The wait for the National Broadband Network is over – as long as you live in Victoria Park, Geraldton or Mandurah.
Just over 3000 homes and businesses in these areas have been hooked up to the long-awaited NBN, with another 8350 nearby premises set to be connected in the coming months.
Those with access to the network will now be able to sign up to receive broadband at speeds far faster than current internet connections.
Construction of the $37 billion network involves running fibre-optic cables, which can carry more data than existing copper cables, to individual homes and offices.
Federal Resources Minister Gary Gray said the network would be a boon to business communications, allowing people to work from home more easily and helping FIFO workers stay in contact with their families.
Most large mine sites already have superfast fibre internet connections but Mr Gray said the NBN rollout would allow their families back home to access fast internet too, making communications easier.
Nicole Ashby, director of WA-based support organisation FIFO Families, said the NBN would bring FIFO families closer together.
"Imagine being able to see crystal-clear images of your loved ones while away at work," she said.
Most Perth residents will have to wait about three years before their homes are connected to the NBN and the network will not be fully rolled out until 2021.
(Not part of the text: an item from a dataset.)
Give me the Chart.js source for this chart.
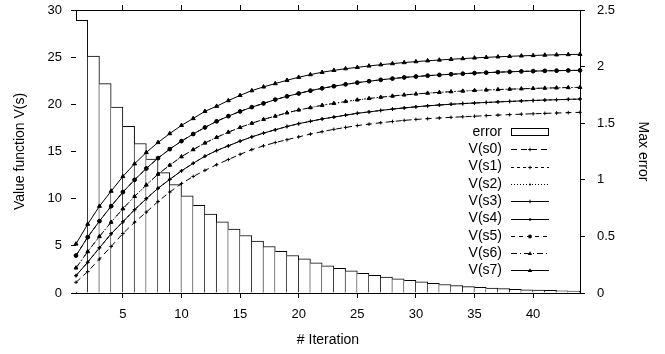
<!DOCTYPE html>
<html lang="en">
<head>
<meta charset="UTF-8">
<title>Value iteration</title>
<script src="https://cdn.jsdelivr.net/npm/chart.js"></script>
<style>
    html, body { margin: 0; padding: 0; background: #fff; }
    .caixa { position: relative; width: 665px; height: 354px; }
</style>
</head>
<body>
<div class="caixa"><canvas id="grafico"></canvas></div>
<script>
    // iterations 1..44 (lines), bars cover [k, k+1] for k = 1..43
    const iteracoes = [1, 2, 3, 4, 5, 6, 7, 8, 9, 10, 11, 12, 13, 14, 15, 16, 17, 18, 19, 20, 21, 22,
        23, 24, 25, 26, 27, 28, 29, 30, 31, 32, 33, 34, 35, 36, 37, 38, 39, 40, 41, 42, 43, 44];

    const erroMax = [2.408, 2.092, 1.850, 1.642, 1.472, 1.321, 1.183, 1.064, 0.958, 0.858,
        0.774, 0.697, 0.629, 0.564, 0.508, 0.458, 0.411, 0.369, 0.331, 0.302,
        0.266, 0.239, 0.218, 0.195, 0.174, 0.156, 0.140, 0.125, 0.112, 0.098,
        0.086, 0.075, 0.065, 0.057, 0.050, 0.043, 0.038, 0.033, 0.029, 0.026,
        0.023, 0.020, 0.018];

    // several states lie on top of each other in the plot (s1/s3, s2/s6, s4/s5)
    const vS0 = [1.13, 2.27, 3.6, 4.93, 6.3, 7.5, 8.57, 9.7, 10.7, 11.6,
        12.35, 13.0, 13.6, 14.15, 14.7, 15.2, 15.6, 15.95, 16.25, 16.55,
        16.85, 17.1, 17.35, 17.55, 17.75, 17.9, 18.05, 18.18, 18.3, 18.4,
        18.48, 18.55, 18.62, 18.68, 18.74, 18.8, 18.86, 18.91, 18.96, 19.0,
        19.04, 19.08, 19.12, 19.15];
    const vS1 = [1.84, 3.26, 4.79, 6.28, 7.55, 8.83, 10.0, 11.1, 12.05, 12.95,
        13.75, 14.5, 15.1, 15.6, 16.1, 16.55, 16.95, 17.3, 17.65, 17.95,
        18.2, 18.45, 18.65, 18.85, 19.05, 19.2, 19.35, 19.5, 19.62, 19.74,
        19.84, 19.93, 20.01, 20.08, 20.14, 20.2, 20.26, 20.31, 20.36, 20.41,
        20.45, 20.49, 20.53, 20.56];
    const vS2 = [2.66, 4.39, 5.99, 7.51, 8.93, 10.24, 11.45, 12.6, 13.55, 14.45,
        15.2, 15.9, 16.5, 17.05, 17.55, 18.0, 18.4, 18.75, 19.1, 19.4,
        19.65, 19.9, 20.1, 20.3, 20.47, 20.62, 20.76, 20.88, 21.0, 21.1,
        21.19, 21.27, 21.34, 21.41, 21.47, 21.52, 21.57, 21.61, 21.65, 21.69,
        21.72, 21.75, 21.78, 21.8];
    const vS3 = [1.84, 3.26, 4.79, 6.28, 7.55, 8.83, 10.0, 11.1, 12.05, 12.95,
        13.75, 14.5, 15.1, 15.6, 16.1, 16.55, 16.95, 17.3, 17.65, 17.95,
        18.2, 18.45, 18.65, 18.85, 19.05, 19.2, 19.35, 19.5, 19.62, 19.74,
        19.84, 19.93, 20.01, 20.08, 20.14, 20.2, 20.26, 20.31, 20.36, 20.41,
        20.45, 20.49, 20.53, 20.56];
    const vS4 = [3.97, 5.92, 7.62, 9.2, 10.7, 12.0, 13.2, 14.3, 15.25, 16.1,
        16.85, 17.55, 18.2, 18.75, 19.25, 19.7, 20.1, 20.5, 20.85, 21.15,
        21.45, 21.7, 21.92, 22.12, 22.3, 22.45, 22.6, 22.73, 22.85, 22.95,
        23.04, 23.12, 23.19, 23.25, 23.31, 23.36, 23.41, 23.45, 23.49, 23.52,
        23.55, 23.57, 23.59, 23.6];
    const vS5 = [3.97, 5.92, 7.62, 9.2, 10.7, 12.0, 13.2, 14.3, 15.25, 16.1,
        16.85, 17.55, 18.2, 18.75, 19.25, 19.7, 20.1, 20.5, 20.85, 21.15,
        21.45, 21.7, 21.92, 22.12, 22.3, 22.45, 22.6, 22.73, 22.85, 22.95,
        23.04, 23.12, 23.19, 23.25, 23.31, 23.36, 23.41, 23.45, 23.49, 23.52,
        23.55, 23.57, 23.59, 23.6];
    const vS6 = [2.66, 4.39, 5.99, 7.51, 8.93, 10.24, 11.45, 12.6, 13.55, 14.45,
        15.2, 15.9, 16.5, 17.05, 17.55, 18.0, 18.4, 18.75, 19.1, 19.4,
        19.65, 19.9, 20.1, 20.3, 20.47, 20.62, 20.76, 20.88, 21.0, 21.1,
        21.19, 21.27, 21.34, 21.41, 21.47, 21.52, 21.57, 21.61, 21.65, 21.69,
        21.72, 21.75, 21.78, 21.8];
    const vS7 = [5.2, 7.3, 9.2, 10.8, 12.35, 13.7, 14.9, 15.96, 16.9, 17.77,
        18.5, 19.26, 19.8, 20.4, 20.95, 21.45, 21.85, 22.2, 22.55, 22.87,
        23.15, 23.4, 23.6, 23.78, 23.92, 24.07, 24.2, 24.32, 24.43, 24.53,
        24.62, 24.7, 24.78, 24.85, 24.92, 24.98, 25.04, 25.09, 25.14, 25.18,
        25.22, 25.25, 25.28, 25.3];

    const xTicks = [5, 10, 15, 20, 25, 30, 35, 40];
    const yTicks = [0, 5, 10, 15, 20, 25, 30];
    const y2Ticks = [0, 0.5, 1, 1.5, 2, 2.5];

    const fonte = '"Liberation Sans", Arial, Helvetica, sans-serif';
    Chart.defaults.font.family = fonte;
    Chart.defaults.color = '#000';

    function pontos(valores) {
        return iteracoes.map((it, i) => ({ x: it, y: valores[i] }));
    }

    // one line per state: [label, values, dash, marker, radius]
    const estilos = [
        ['V(s0)', vS0, [6, 4], 'cross', 1.8],
        ['V(s1)', vS1, [3, 3], 'cross', 1.8],
        ['V(s2)', vS2, [1, 2], 'circle', 1],
        ['V(s3)', vS3, [], 'cross', 1.8],
        ['V(s4)', vS4, [], 'circle', 1.3],
        ['V(s5)', vS5, [4, 4], 'circle', 1.9],
        ['V(s6)', vS6, [6, 3, 1, 3], 'triangle', 2.2],
        ['V(s7)', vS7, [], 'triangle', 2.3]
    ];

    const conjuntos = [{
        type: 'bar',
        label: 'error',
        data: iteracoes.slice(0, erroMax.length).map((it, i) => ({ x: it + 0.5, y: erroMax[i] })),
        yAxisID: 'y2',
        backgroundColor: '#fff',
        borderColor: '#000',
        borderWidth: { top: 1, right: 1, left: 0, bottom: 0 },
        borderSkipped: false,
        barPercentage: 1,
        categoryPercentage: 1,
        order: 1
    }];
    estilos.forEach(e => {
        conjuntos.push({
            type: 'line',
            label: e[0],
            data: pontos(e[1]),
            yAxisID: 'y',
            borderColor: '#000',
            backgroundColor: '#000',
            borderWidth: 1,
            borderDash: e[2],
            pointStyle: e[3],
            pointRadius: e[4],
            pointBorderWidth: 1,
            pointBackgroundColor: '#000',
            pointBorderColor: '#000',
            tension: 0,
            fill: false,
            clip: 4,
            order: 0
        });
    });

    function marcador(ctx, estilo, r, x, y) {
        ctx.save();
        ctx.setLineDash([]);
        ctx.beginPath();
        if (estilo === 'cross') {
            ctx.moveTo(x - r, y); ctx.lineTo(x + r, y);
            ctx.moveTo(x, y - r); ctx.lineTo(x, y + r);
            ctx.stroke();
        } else if (estilo === 'circle') {
            ctx.arc(x, y, r, 0, Math.PI * 2);
            ctx.fill();
        } else if (estilo === 'triangle') {
            ctx.moveTo(x, y - r);
            ctx.lineTo(x + r, y + r * 0.7);
            ctx.lineTo(x - r, y + r * 0.7);
            ctx.closePath();
            ctx.fill();
        }
        ctx.restore();
    }

    // legend drawn inside the plot, text on the left of the sample (gnuplot style)
    const legendaInterna = {
        id: 'legendaInterna',
        afterDraw(chart) {
            const ctx = chart.ctx;
            const area = chart.chartArea;
            const textoX = area.right - 78;
            const a0 = area.right - 69;
            const a1 = area.right - 31;
            let y = area.top + 122;
            ctx.save();
            ctx.font = '14px ' + fonte;
            ctx.textAlign = 'right';
            ctx.textBaseline = 'middle';
            ctx.fillStyle = '#000';
            ctx.strokeStyle = '#000';
            ctx.lineWidth = 1;
            chart.data.datasets.forEach(ds => {
                ctx.fillText(ds.label, textoX, y);
                if (ds.type === 'bar') {
                    ctx.fillStyle = '#fff';
                    ctx.fillRect(a0, y - 4, a1 - a0, 8);
                    ctx.strokeRect(a0 + 0.5, y - 3.5, a1 - a0 - 1, 7);
                    ctx.fillStyle = '#000';
                } else {
                    ctx.setLineDash(ds.borderDash);
                    ctx.beginPath();
                    ctx.moveTo(a0, Math.round(y) + 0.5);
                    ctx.lineTo(a1, Math.round(y) + 0.5);
                    ctx.stroke();
                    ctx.setLineDash([]);
                    marcador(ctx, ds.pointStyle, ds.pointRadius, (a0 + a1) / 2, Math.round(y) + 0.5);
                }
                y += 17.3;
            });
            ctx.restore();
        }
    };

    // fixed box sizes so the plot area sits where the reference has it
    function tamanho(prop, valor) {
        return s => {
            s[prop] = valor;
            s.paddingTop = 0;
            s.paddingBottom = 0;
            s.paddingLeft = 0;
            s.paddingRight = 0;
        };
    }

    const eixoComum = {
        offset: false,
        grid: { drawOnChartArea: false, color: '#000', tickLength: 5, offset: false },
        border: { display: true, color: '#000', width: 1 }
    };

    new Chart(document.getElementById('grafico'), {
        data: { datasets: conjuntos },
        options: {
            responsive: true,
            maintainAspectRatio: false,
            animation: false,
            events: [],
            layout: { padding: 0 },
            plugins: {
                legend: { display: false },
                tooltip: { enabled: false }
            },
            scales: {
                x: {
                    ...eixoComum,
                    type: 'linear',
                    position: 'bottom',
                    min: 1,
                    max: 44,
                    afterBuildTicks: s => { s.ticks = xTicks.map(v => ({ value: v })); },
                    afterFit: tamanho('height', 61),
                    ticks: { padding: 9, maxRotation: 0, font: { size: 13 } },
                    title: { display: true, text: '# Iteration', font: { size: 14 }, padding: { bottom: 5 } }
                },
                xTopo: {
                    ...eixoComum,
                    type: 'linear',
                    position: 'top',
                    min: 1,
                    max: 44,
                    afterBuildTicks: s => { s.ticks = xTicks.map(v => ({ value: v })); },
                    afterFit: tamanho('height', 10),
                    ticks: { display: false }
                },
                y: {
                    ...eixoComum,
                    type: 'linear',
                    position: 'left',
                    min: 0,
                    max: 30,
                    afterBuildTicks: s => { s.ticks = yTicks.map(v => ({ value: v })); },
                    afterFit: tamanho('width', 76),
                    ticks: { padding: 9, font: { size: 13 }, callback: v => String(v) },
                    title: { display: true, text: 'Value function V(s)', font: { size: 14 }, padding: { top: 12 } }
                },
                y2: {
                    ...eixoComum,
                    type: 'linear',
                    position: 'right',
                    min: 0,
                    max: 2.5,
                    afterBuildTicks: s => { s.ticks = y2Ticks.map(v => ({ value: v })); },
                    afterFit: tamanho('width', 85),
                    ticks: { padding: 12, font: { size: 13 }, callback: v => String(v) },
                    title: { display: true, text: 'Max error', font: { size: 14 }, padding: { top: 14 } }
                }
            }
        },
        plugins: [legendaInterna]
    });
</script>
</body>
</html>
Once connected, users will be able to access internet download speeds of up to 1000 megabits per second after the network reaches its full speed in December this year.
That is compared with average speeds of around 12 megabits per second for existing connections.
"It can take days to download files of several megabytes – what we're talking about now is that happening in minutes, if not seconds, which makes it a fundamentally different kettle of fish for quality of communication," said NBN Co spokesman Trent Williams.
Planning laws now require new office and residential developments to include fibre internet connections, ensuring that these premises are NBN-ready.
However much of the cost of the NBN project will be spent on replacing existing copper connections with so-called "fibre to the home" – which the federal opposition says is too expensive.
Regional Communications Minister Sharon Bird said the importance of the NBN to people such as FIFO families illustrated why "we need it to go to the home, not just to the corner of the street".
NBN Co's Trent Williams would not be drawn on the cost-benefit aspect of bringing fibre to the home. "Over the last three and a half years, government policy has been to build fibre to the premise, and we've been doing that. If the government changes its mind, or if a new government comes in, then we will deliver whatever that government requires us to deliver," he said.
NBN customers will still need to sign up with a commercial internet service provider to access superfast broadband, Mr Williams said. But he insisted that prices would not be much higher than current broadband fees.
Subiaco-based internet company iiNet said it had already hooked up 15,000 customers to the superfast fibre network across Australia.
Oliver Wood, managing director of Perth Web Design in East Victoria Park, said fibre-based internet was essential to his business, because he routinely had to send files of 50 megabytes or more to customers.
Mr Wood said his business spent around $7000 on installing fibre to his office before the NBN rollout and paid around $1300 a month in internet fees.
He said his new NBN connection was even quicker, and cost around $150 a month.
He said it was "sheer luck" that he had chosen a business address in one of the first parts of WA to be connected to the NBN.
He said he wouldn't be surprised if other businesses moved to Victoria Park to take advantage of the early access to the network.
"If I hadn't chosen this by chance, I would have definitely been influenced by that decision."